Training an XGBoost model for Pricing Analysis using AWS SageMaker
This project is part of the Full Stack ML in AWS course by AICamp, and is based on the data preparation steps outlined in the previous article on churn prediction. Let’s have a look at some definitions first.
How does the XGBoost algorithm work?
XGBoost is a variation of gradient boosted decision trees. These algorithms are based on a much simpler algorithm, the decision tree. In decision trees, new data points are assigned to predicted categories based on subsequent splits at the tree nodes. To decide where to split, the decision tree follows the path of maximum information gain, or least entropy, which means choosing the split that minimizes the variance between the data in each new subset. Decision tree-based algorithms also include Random Forests and Gradient Boosting.
In AWS SageMaker, a built-in XGBoost algorithm is available, where we can tune hyperparameters and run the algorithm using the platform’s UI.
What is Pricing Analysis?
Pricing Analysis is the process of setting a product price, which involves studying historical data and assessing which feature of the product drives the price. In the case of housing — the dataset used in this problem — many different factors can influence prices. Number of bedrooms and bathrooms, home size, and lot size are some obvious ones, but location, school availability, commute times also play a role. The pricing analysis problem is a regression problem: the aim is to predict a continuous value, which in this dataset is the price in USD.
What metrics can we use to assess performance in this problem?

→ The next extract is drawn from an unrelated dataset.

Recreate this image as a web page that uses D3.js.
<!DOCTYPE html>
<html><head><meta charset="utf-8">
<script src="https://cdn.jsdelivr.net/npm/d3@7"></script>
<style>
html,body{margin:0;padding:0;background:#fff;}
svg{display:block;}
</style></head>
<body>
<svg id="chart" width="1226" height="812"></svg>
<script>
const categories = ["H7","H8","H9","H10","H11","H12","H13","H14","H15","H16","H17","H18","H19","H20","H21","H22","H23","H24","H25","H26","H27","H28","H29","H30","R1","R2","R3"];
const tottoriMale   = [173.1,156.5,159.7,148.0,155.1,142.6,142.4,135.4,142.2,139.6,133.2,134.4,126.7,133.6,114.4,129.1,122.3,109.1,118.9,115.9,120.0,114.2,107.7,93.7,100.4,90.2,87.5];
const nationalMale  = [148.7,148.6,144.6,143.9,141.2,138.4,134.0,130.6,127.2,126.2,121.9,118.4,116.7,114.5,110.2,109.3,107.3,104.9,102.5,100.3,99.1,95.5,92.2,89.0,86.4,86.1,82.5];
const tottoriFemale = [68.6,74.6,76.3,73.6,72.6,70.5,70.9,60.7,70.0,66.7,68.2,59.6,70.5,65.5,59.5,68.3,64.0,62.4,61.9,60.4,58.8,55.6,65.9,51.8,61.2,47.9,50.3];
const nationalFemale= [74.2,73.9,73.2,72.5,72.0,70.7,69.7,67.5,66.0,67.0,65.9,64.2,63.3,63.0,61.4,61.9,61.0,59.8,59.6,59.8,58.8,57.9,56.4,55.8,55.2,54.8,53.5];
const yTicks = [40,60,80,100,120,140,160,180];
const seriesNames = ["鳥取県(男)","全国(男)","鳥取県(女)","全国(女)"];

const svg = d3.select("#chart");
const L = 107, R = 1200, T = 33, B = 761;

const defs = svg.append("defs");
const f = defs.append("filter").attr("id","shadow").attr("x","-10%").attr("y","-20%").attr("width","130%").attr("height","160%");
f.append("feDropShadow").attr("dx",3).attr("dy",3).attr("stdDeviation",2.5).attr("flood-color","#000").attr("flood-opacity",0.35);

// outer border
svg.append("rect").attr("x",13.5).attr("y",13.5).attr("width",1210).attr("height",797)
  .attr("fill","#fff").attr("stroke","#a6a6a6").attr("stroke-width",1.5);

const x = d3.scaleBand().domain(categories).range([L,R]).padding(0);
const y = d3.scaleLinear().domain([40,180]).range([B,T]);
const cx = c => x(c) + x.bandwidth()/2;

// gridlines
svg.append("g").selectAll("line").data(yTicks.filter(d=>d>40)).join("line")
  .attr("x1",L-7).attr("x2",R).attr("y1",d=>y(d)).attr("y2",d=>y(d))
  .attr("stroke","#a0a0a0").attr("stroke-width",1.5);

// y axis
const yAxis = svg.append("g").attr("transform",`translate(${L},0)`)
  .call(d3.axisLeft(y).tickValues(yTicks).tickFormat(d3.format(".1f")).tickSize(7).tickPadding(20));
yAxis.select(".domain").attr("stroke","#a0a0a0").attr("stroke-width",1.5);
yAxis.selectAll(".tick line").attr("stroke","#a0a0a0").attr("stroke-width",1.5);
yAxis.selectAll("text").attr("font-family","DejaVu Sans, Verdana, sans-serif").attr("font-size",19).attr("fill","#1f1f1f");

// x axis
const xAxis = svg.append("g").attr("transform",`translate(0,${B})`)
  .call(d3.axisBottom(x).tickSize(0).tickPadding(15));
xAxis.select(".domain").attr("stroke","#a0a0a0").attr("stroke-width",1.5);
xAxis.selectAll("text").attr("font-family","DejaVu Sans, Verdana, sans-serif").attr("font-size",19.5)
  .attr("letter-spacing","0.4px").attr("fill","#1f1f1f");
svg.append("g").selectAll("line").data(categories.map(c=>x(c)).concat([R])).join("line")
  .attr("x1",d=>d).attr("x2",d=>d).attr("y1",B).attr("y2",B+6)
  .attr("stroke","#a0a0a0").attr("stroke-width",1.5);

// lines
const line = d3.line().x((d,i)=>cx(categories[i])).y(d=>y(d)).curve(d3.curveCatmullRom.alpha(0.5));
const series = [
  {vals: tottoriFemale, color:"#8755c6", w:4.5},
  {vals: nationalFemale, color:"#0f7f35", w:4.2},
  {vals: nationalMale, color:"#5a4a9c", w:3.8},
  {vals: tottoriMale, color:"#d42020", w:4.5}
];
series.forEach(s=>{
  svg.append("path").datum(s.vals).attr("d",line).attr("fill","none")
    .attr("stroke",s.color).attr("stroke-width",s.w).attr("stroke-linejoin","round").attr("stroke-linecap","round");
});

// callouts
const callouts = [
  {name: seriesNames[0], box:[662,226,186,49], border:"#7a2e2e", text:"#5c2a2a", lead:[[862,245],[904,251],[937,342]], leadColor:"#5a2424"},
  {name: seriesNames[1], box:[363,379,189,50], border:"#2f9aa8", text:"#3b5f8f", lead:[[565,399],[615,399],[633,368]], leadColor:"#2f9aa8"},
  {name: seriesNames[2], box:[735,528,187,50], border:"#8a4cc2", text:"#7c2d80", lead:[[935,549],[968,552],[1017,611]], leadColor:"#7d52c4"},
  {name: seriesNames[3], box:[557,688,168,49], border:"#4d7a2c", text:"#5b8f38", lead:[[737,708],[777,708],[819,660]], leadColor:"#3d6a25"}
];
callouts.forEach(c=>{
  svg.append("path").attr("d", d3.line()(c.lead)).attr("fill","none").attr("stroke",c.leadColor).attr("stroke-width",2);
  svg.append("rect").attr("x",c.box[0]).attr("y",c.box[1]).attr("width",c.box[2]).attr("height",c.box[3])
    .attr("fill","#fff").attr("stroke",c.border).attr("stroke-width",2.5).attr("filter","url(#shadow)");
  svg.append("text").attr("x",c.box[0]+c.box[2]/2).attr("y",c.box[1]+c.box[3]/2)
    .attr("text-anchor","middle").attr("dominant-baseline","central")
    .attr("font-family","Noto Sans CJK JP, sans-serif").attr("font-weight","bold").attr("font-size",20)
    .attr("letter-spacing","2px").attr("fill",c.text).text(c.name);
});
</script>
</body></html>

In regression problems, we want to measure quantitatively how close our prediction is to the ground truth. One way to measure this is to simply calculate this difference for each of our predictions and average over all the results. This is the Mean Absolute Error (MAE). Another way is to square the error, the Mean Squared Error (MSE), or to take the square root of it (RMSE). In MAE, errors are weighted equally, whereas in MSE and RMSE larger errors are weighted more, which is why this is preferable most of the time.
Training XGBoost
To preprocess the data, and upload them to S3 buckets, follow the steps in the k-NN post.
Go to your SageMaker dashboard, and click on “create training job”. Choose a name for your training job. The IAM role can be the same as the one created for the k-NN problem. This time choose XGBoost as the algorithm.
In the hyperparameters section, set the following parameters:
- num_round = 10
- objective = reg:linear
- eval_metric = RMSE
Specify your train and validation channels as done for the k-NN training job. Note that while for the k-NN algorithm the channels’ nomenclature was “test” and “train”, for XGBoost it is “test” and “validation”. This is just a SageMaker convention. Add the output location and click on “create training job”.
Once training is finished, you can visualize the performance in the CloudWatch platform:
The validation error is much higher than the training error, so we might want to do some further training and tune the hyperparameters.
After training is completed, you can see the model in your output folder in S3:
As the result still has a high RMSE, we want to minimize this by tuning the hyperparameters. Some important hyperparameters are:
- Number of rounds: number of boosting rounds, corresponds to the n_estimators parameter in the scikit-learn XGBRegressor function.
- Alpha: L1 regularization term on weights, a larger value should result in better generalization (avoiding overfitting).
- Booster: gradient boosting method, options are gbtree, gblinear, or dart.
- Early stopping: the training job stops when the validation score stops improving.
- Depth: depth of the tree, the deeper the tree the more chances of overfitting.
Hyperparameter tuning
Tuning the hyperparameters allows to find the set of hyperparameters for which the model performs best.
Start from the hyperparameters in your first model, which you can find by selecting the training job you just ran:
Go to “hyperparameter tuning jobs” and select “create hyperparameter tuning job”. Choose a name for your tuning job, and select early stopping and select a tuning strategy, random or bayesian.
After setting the hyperparameter tuning, you’ll be asked to define the input data, for which you can follow the same steps as for the configuration of the training job. Next you can configure your resource limits to avoid having the job running for too long.
Finally,
You can see a summary of your settings:
When the hyperparameter tuning job is completed, you can visualize the results and select your best training job.
As you can see, there is already an improvement of ~7000 in the RMSE value, and the hyperparameter tuning job only ran for ~7 minutes.
To improve your even results further, you can create a new hyperparameter tuning job, but this time start with “warm start”, meaning you’ll initialize the values with the best results from the previous hyperparameter tuning job.
Clean-up
Finally, to avoid extra charges, remember to delete your files and folder that you don’t need:
- Open the Amazon SageMaker console. Under Inference, choose “models”. Choose the model that you just created in the example, then from “actions” click “delete”. There is no way to delete training or hyperparameter tuning jobs, however once the jobs are completed they do not result in extra costs.
- Open the Amazon S3 console and delete the bucket that you created for storing model artifacts and the training dataset.
- Open the Amazon CloudWatch console and delete all of the log groups that have names starting with /aws/sagemaker/.